EX-5.1 2 ny20041128x2_ex5-1.htm EXHIBIT 5-1

Exhibit 5.1

 
DLA Piper LLP (US)
4365 Executive Drive, Suite 1100
San Diego, California 92121-2133
T   (858) 677-1400
F   (858) 677-1401
www.dlapiper.com

January 6, 2025

Quantum-Si Incorporated
29 Business Park Drive
Branford, CT 06405

Ladies and Gentlemen:

We have acted as counsel to Quantum-Si Incorporated, a Delaware corporation (the “Company”), in connection with the offering by the Company of 15,625,000 shares (the “Shares”) of the Company’s Class A common stock, par value $0.0001 per Share, pursuant to the Registration Statement on Form S-3 (File No. 333-273934) (the “Registration Statement”), filed with the Securities and Exchange Commission (the “Commission”) under the Securities Act of 1933, as amended (the “Securities Act”), the prospectus included in the Registration Statement (the “Base Prospectus”), and the prospectus supplement relating to the Shares, dated January 3, 2025, filed with the Commission pursuant to Rule 424(b) under the Securities Act (together with the Base Prospectus, the “Prospectus”).
 
In connection with this opinion, we have examined and relied upon the Registration Statement and the related Prospectus, the Company’s Amended and Restated Certificate of Incorporation and Amended and Restated Bylaws, as currently in effect, and the originals or copies certified to our satisfaction of such other documents, records, certificates, memoranda and other instruments as in our judgment are necessary or appropriate to enable us to render the opinion expressed below.
 
In rendering this opinion, we have assumed the genuineness and authenticity of all signatures on original documents; the genuineness and authenticity of all documents submitted to us as originals; the conformity to originals of all documents submitted to us as copies; the accuracy, completeness and authenticity of certificates of public officials; and the due authorization, execution and delivery of all documents where due authorization, execution and delivery are prerequisites to the effectiveness of such documents (other than with respect to the Company).
 
Based upon the foregoing, we are of the opinion that the Shares have been duly authorized by the Company and, when issued and sold by the Company and delivered by the Company against receipt of the purchase price therefor, in the manner contemplated by the Purchase Agreement, will be validly issued, fully paid and non-assessable.
 
The opinions expressed herein are limited to the Delaware General Corporation Law.

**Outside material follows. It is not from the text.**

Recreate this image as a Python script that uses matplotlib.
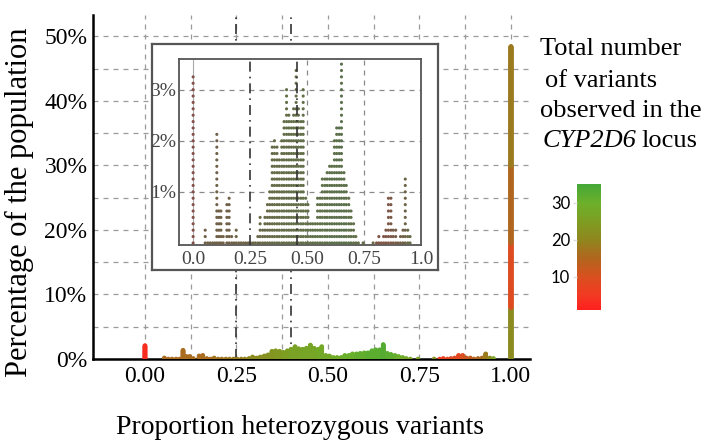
import numpy as np
import matplotlib
matplotlib.use("Agg")
import matplotlib.pyplot as plt
from matplotlib.colors import LinearSegmentedColormap, Normalize
from matplotlib.cm import ScalarMappable

plt.rcParams['font.family'] = ['Liberation Serif', 'DejaVu Serif']

# one column of stacked samples per proportion of heterozygous variants
het_prop = [
    0.000, 0.053, 0.064, 0.074, 0.085, 0.095, 0.104, 0.113, 0.122, 0.132,
    0.148, 0.158, 0.169, 0.179, 0.189, 0.200, 0.210, 0.221, 0.231, 0.242,
    0.252, 0.263, 0.273, 0.284,
    0.294, 0.305, 0.315, 0.326, 0.336, 0.347, 0.357, 0.368, 0.378, 0.389,
    0.399, 0.410, 0.420, 0.431, 0.441, 0.452, 0.462, 0.473, 0.483, 0.494,
    0.504, 0.515,
    0.525, 0.536, 0.546, 0.557, 0.567, 0.578, 0.588, 0.599, 0.609, 0.620,
    0.630, 0.641, 0.651, 0.662, 0.672, 0.683, 0.693, 0.704, 0.714, 0.725,
    0.746, 0.790, 0.805, 0.815, 0.826, 0.836, 0.846, 0.857, 0.868, 0.878,
    0.889, 0.899, 0.910, 0.921, 0.931, 0.942, 0.952,
]
n_samples = [
    27, 3, 1, 1, 1, 1, 18, 6, 6, 2,
    7, 8, 2, 1, 3, 1, 1, 1, 1, 1,
    1, 1, 1, 2,
    5, 3, 5, 7, 9, 16, 17, 16, 14, 17,
    20, 25, 21, 20, 22, 28, 22, 20, 25, 8,
    7, 4,
    4, 4, 8, 8, 11, 11, 12, 13, 13, 17,
    19, 19, 29, 12, 10, 8, 6, 4, 2, 1,
    1, 1, 1, 2, 1, 2, 3, 8, 8, 3,
    3, 1, 2, 3, 11, 3, 2,
]
n_variants = [
    3, 16, 16, 16, 16, 16, 16, 16, 16, 16,
    16, 16, 16, 16, 17, 17, 17, 17, 18, 18,
    18, 19, 19, 20,
    21, 21, 22, 22, 23, 23, 24, 24, 25, 25,
    26, 26, 26, 27, 27, 27, 27, 28, 28, 28,
    28, 29,
    29, 29, 30, 30, 30, 31, 31, 31, 32, 32,
    32, 32, 33, 32, 32, 31, 30, 29, 28, 27,
    26, 22, 6, 6, 8, 8, 9, 8, 10, 12,
    13, 14, 15, 16, 18, 21, 26,
]

# fully homozygous samples (proportion 1.00), stacked in blocks
hom_n_samples = [100, 125, 150, 231]
hom_n_variants = [21, 9, 15, 18]

MAIN_PCT = 0.08    # % of population per sample on the main axis
INSET_PCT = 0.125  # % per sample as labelled on the inset

W, H = 709, 447

cmap = LinearSegmentedColormap.from_list("rg", [
    (0.000, "#ff1f1f"), (0.118, "#f23a22"), (0.265, "#d8501f"),
    (0.412, "#b0661e"), (0.559, "#90861e"), (0.706, "#7e9e22"),
    (0.853, "#6cb02a"), (1.000, "#44a838")])
norm = Normalize(vmin=1, vmax=35)


def stack(xs, ns, vs):
    px, pk, pv = [], [], []
    for x, n, v in zip(xs, ns, vs):
        for k in range(n):
            px.append(x)
            pk.append(k)
            pv.append(v)
    return np.array(px), np.array(pk), np.array(pv)


col_x, col_k, col_v = stack(het_prop, n_samples, n_variants)

hom_k, hom_v = [], []
start = 0
for n, v in zip(hom_n_samples, hom_n_variants):
    hom_k += list(range(start, start + n))
    hom_v += [v] * n
    start += n
hom_x = np.ones(len(hom_k))

fig = plt.figure(figsize=(W / 100, H / 100), dpi=100)

# main axis
ax = fig.add_axes([93 / W, 1 - 359 / H, 437 / W, 344 / H])
ax.set_xlim(-0.142, 1.052)
ax.set_ylim(0, 53.3)
ax.set_xticks([0, 0.25, 0.5, 0.75, 1.0])
ax.set_xticklabels(["0.00", "0.25", "0.50", "0.75", "1.00"])
ax.set_xticks([0.125, 0.375, 0.625, 0.875], minor=True)
ax.set_yticks([0, 10, 20, 30, 40, 50])
ax.set_yticklabels(["0%", "10%", "20%", "30%", "40%", "50%"])
ax.set_yticks([5, 15, 25, 35, 45], minor=True)
ax.tick_params(which="both", length=0, labelsize=17)
ax.tick_params(axis="x", pad=5)
ax.tick_params(axis="y", pad=4)
ax.grid(which="both", color="#9a9a9a", linestyle=(0, (4, 4)), linewidth=0.9)
for s in ["top", "right"]:
    ax.spines[s].set_visible(False)
for s in ["left", "bottom"]:
    ax.spines[s].set_linewidth(1.8)
for xv in [0.25, 0.40]:
    ax.axvline(xv, color="#333333", linestyle=(0, (6, 3, 1, 3)), linewidth=1.2, zorder=2)

ax.scatter(col_x, col_k * MAIN_PCT, c=col_v, cmap=cmap, norm=norm, s=11,
           linewidths=0, zorder=3)
ax.scatter(hom_x, np.array(hom_k) * MAIN_PCT, c=hom_v, cmap=cmap, norm=norm,
           s=13, linewidths=0, zorder=3)

# inset frame
frame = fig.add_axes([152 / W, 1 - 270 / H, 286 / W, 226 / H])
frame.set_xticks([])
frame.set_yticks([])
frame.set_facecolor("white")
for s in frame.spines.values():
    s.set_color("#555555")
    s.set_linewidth(1.6)

ins = fig.add_axes([179 / W, 1 - 245 / H, 242 / W, 186 / H])
ins.set_xlim(-0.062, 1.0)
ins.set_ylim(-0.04, 3.6)
ins.set_xticks([0, 0.25, 0.5, 0.75, 1.0])
ins.set_xticklabels(["0.0", "0.25", "0.50", "0.75", "1.0"])
ins.set_yticks([1, 2, 3])
ins.set_yticklabels(["1%", "2%", "3%"])
ins.tick_params(length=0, labelsize=14, labelcolor="#444444")
ins.tick_params(axis="x", pad=4)
ins.tick_params(axis="y", pad=2)
for s in ins.spines.values():
    s.set_color("#555555")
    s.set_linewidth(1.3)
for yv in [1, 2, 3]:
    ins.axhline(yv, color="#8a8a8a", linestyle=(0, (4, 4)), linewidth=0.9, zorder=1)
for xv in [0.5, 0.75]:
    ins.axvline(xv, color="#8a8a8a", linestyle=(0, (4, 4)), linewidth=0.9, zorder=1)
ins.axvline(0, color="#aaaaaa", linewidth=0.8, zorder=1)
for xv in [0.25, 0.456]:
    ins.axvline(xv, color="#333333", linestyle=(0, (6, 3, 1, 3)), linewidth=1.2, zorder=4)

# inset dots look greyed: blend the colour with a dark grey
rgb = cmap(norm(col_v))[:, :3]
dot_col = 0.25 * rgb + 0.75 * np.array([0.36, 0.36, 0.33])
inside = col_x <= 1.0
ins.scatter(col_x[inside], col_k[inside] * INSET_PCT, c=dot_col[inside], s=5,
            linewidths=0, zorder=3)

# colour bar
cax = fig.add_axes([577 / W, 1 - 310 / H, 24 / W, 126 / H])
cb = fig.colorbar(ScalarMappable(norm=norm, cmap=cmap), cax=cax, ticks=[10, 20, 30])
cb.outline.set_visible(False)
cax.yaxis.set_ticks_position("left")
cax.tick_params(length=3, width=1, color="#dddddd", labelsize=12, pad=2)
for lab in cax.get_yticklabels():
    lab.set_fontfamily(["Lato", "DejaVu Sans"])

# labels
fig.text(19 / W, 1 - 202 / H, "Percentage of the population", rotation=90,
         ha="center", va="center", fontsize=22)
fig.text(300 / W, 1 - 428 / H, "Proportion heterozygous variants",
         ha="center", va="center", fontsize=20)
fig.text(540 / W, 1 - 55 / H, "Total number", fontsize=19, va="baseline")
fig.text(545 / W, 1 - 87 / H, "of variants", fontsize=19, va="baseline")
fig.text(540 / W, 1 - 117 / H, "observed in the", fontsize=19, va="baseline")
gene = fig.text(543 / W, 1 - 147 / H, "CYP2D6", fontsize=19, va="baseline",
                fontstyle="italic")
bb = gene.get_window_extent(renderer=fig.canvas.get_renderer())
fig.text((bb.x1 + 5) / W, 1 - 147 / H, "locus", fontsize=19, va="baseline")

fig.savefig("out.png", dpi=100)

It is further understood that this opinion is to be used only in connection with the offer and sale of the Shares while the Registration Statement is effective under the Securities Act.
 
We hereby consent to the use of this opinion as Exhibit 5.1 and to the reference to us under the caption “Legal Matters” in the Prospectus Supplement. In giving such consent, we do not hereby admit that we are acting within the category of persons whose consent is required under Section 7 of the Act or the rules or regulations of the SEC thereunder.